The second embodiment is different from the first embodiment only in configurations of the radiation openings 14 and the shading portions 15. Therefore, the description will be made only with reference to the different elements; and other elements designated by the same reference numerals as those of the corresponding elements of the vehicle lamp of the first embodiment will be omitted.
As seen from FIG. 6, radiation openings 17 and shading portions 18 are formed in two surfaces (in the bottom left side surface 13 d and in the bottom right side surface 13 e) in the lower section of the cylindrical portion 13 of the shade 7. These openings 17 and shading portions 18 are formed by pushing out the cuts made in areas of the side surfaces 13 d and 13 e.
More specifically, angled U-shape cuts each having an open front portion are made in the side surfaces 13 d and 13 e, and these cuts are pushed inward so as to form the radiation openings 17. The pushed pieces of the U-shape cuts form the shading portions 18.
The shading portions 18 of the this embodiment protrude inward of the shade 7A and have rising front portions in the same manner as the shading portions 15 of the first embodiment. This arrangement of the second embodiment may improve the heat releasing effect and prevent the generation of glare light. In addition, since the structure is simple, it can minimize the manufacturing cost.
FIGS. 7 and 8 show a vehicle headlamp according to the third embodiment of the present invention
Like the second embodiment, the third embodiment differs from the first embodiment only in the configurations of the radiation openings 14 and the shading portions 15. Therefore, the description will be made only with reference to the different elements; and other elements designated by the same reference numerals as those of the corresponding elements of the vehicle lamp of the first embodiment will be omitted.
In this third embodiment, one radiation opening 19 is formed in two surfaces (in the bottom left and bottom right side surfaces 13 d and 13 e) in the lower section of the cylindrical portion 13, and a protruding arc-shaped shading portion 20 is formed so as to bridge over the radiation opening 19. More specifically, the arc-shaped shading portion 20 is protruded inward of the shade 7B and positioned above the radiation opening 19 so that the right and left side edges of the shading portion 20 are formed continuously to the corresponding right and left side edges of the radiation opening 19. As a result, the radiation opening 19, which is fan-shaped when viewed in the direction of the axis of the cylindrical portion 13 of the shade 7B as seen from FIG. 7 and is defined by the front and rear end edges of the shading portion 20, allows the air to flow in and out of the shade 7B through the opening 19.
The rear end edge 20 a of the shading portion 20 and the open rear end 7 a of the shade 7B are located on substantially the same diametric plane of the main body 13 of the shade 7B. Likewise, the filament 5 a of the light bulb 5 is positioned on the same plane as the open rear end 7 a and the rear end edge 20 a of the shading portion 20.
The shading portion 20 of the third embodiment improves the heat releasing effect and prevents the generation of glare light in the same manner as in the first embodiment.

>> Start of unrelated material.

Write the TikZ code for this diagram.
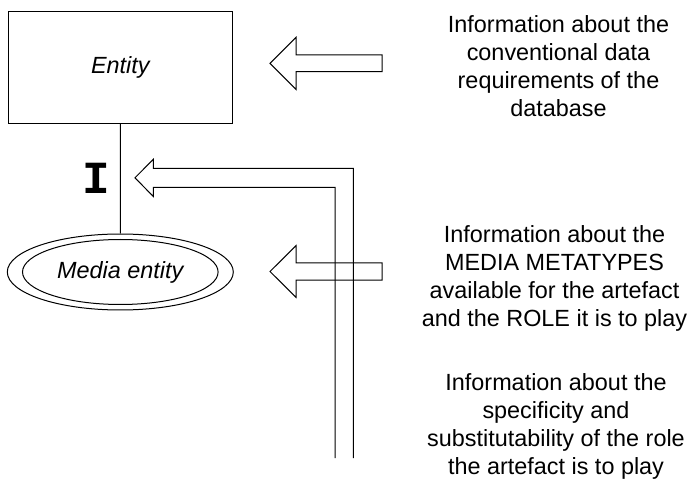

Since the shading portion 20 is integral with the cylindrical portion 13 of the shade 7B, the manufacturing cost can be minimized because it is a simple structure.
In the above embodiments, the radiation opening(s) is formed in the lower section of the shade. However, the radiation opening(s) can be formed in the upper section of the shade or in both upper and lower sections thereof.

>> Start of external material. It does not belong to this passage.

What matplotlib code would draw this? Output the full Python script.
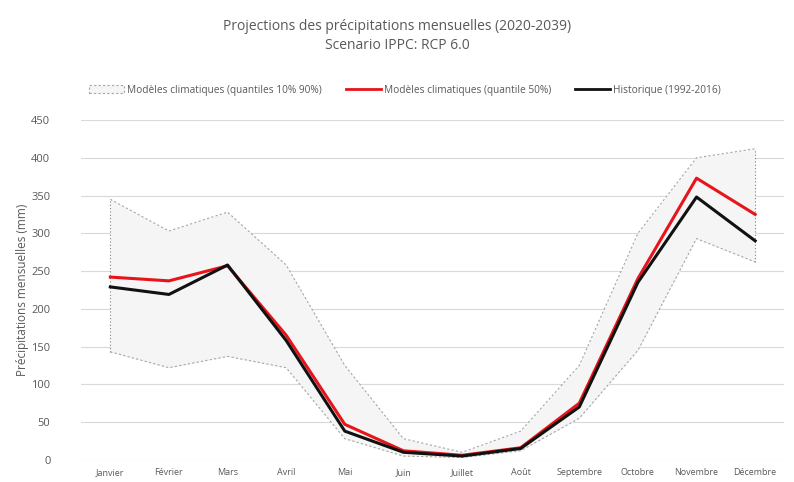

As described above, according to the present invention, the shade of the vehicle headlamp is provided with a radiation opening(s) and a shading portion(s); and the shading portion(s) prevents the light ray emitted from the light source from radiating to the front side of the light source. Accordingly, the heat generated by the light source escapes through the radiation opening(s) and does not accumulate inside the shade. Also, since the shading portion(s) prevents the light ray emitted from the light source from radiating to the front of the light source, the temperature of the area around the light source is prevented from increasing. In addition, the glare light is eliminated since the light ray is prevented from radiating to the front of the light source.
Further, since the radiation opening(s) is formed in the lower section of the shade, even if the front lens is a clear lens, the radiation opening cannot be identified when the vehicle lamp is viewed from the front; and the radiation opening(s) does not impair the outer appearance of the lamp.
Furthermore, in the present invention, the shading portion(s) is formed integrally with the shade. Therefore, the shading portion(s) does not have to be produced separately from the shade, thus reducing the manufacturing cost.
In addition, the shading portion(s) can be formed by pushing out the cuts made in the shade. Thus, the manufacturing cost can be minimized because of the simple structure.
Further, the radiation opening(s) is formed in the side surface(s) of the shade, and the shading portion(s) protrudes inward of the shade, so that the side edges of the shading portion(s) are continuous to the corresponding side edges of the radiation opening(s). Accordingly, the radiation opening(s) and the shading portion(s) can be made in integral, and the manufacturing cost can be minimized.
Configurations and structures of the elements in the respective embodiments described above are explained as mere examples of applications of the present invention; and it should be clearly understood that the scope of claims for the present invention is not restricted to the foregoing description.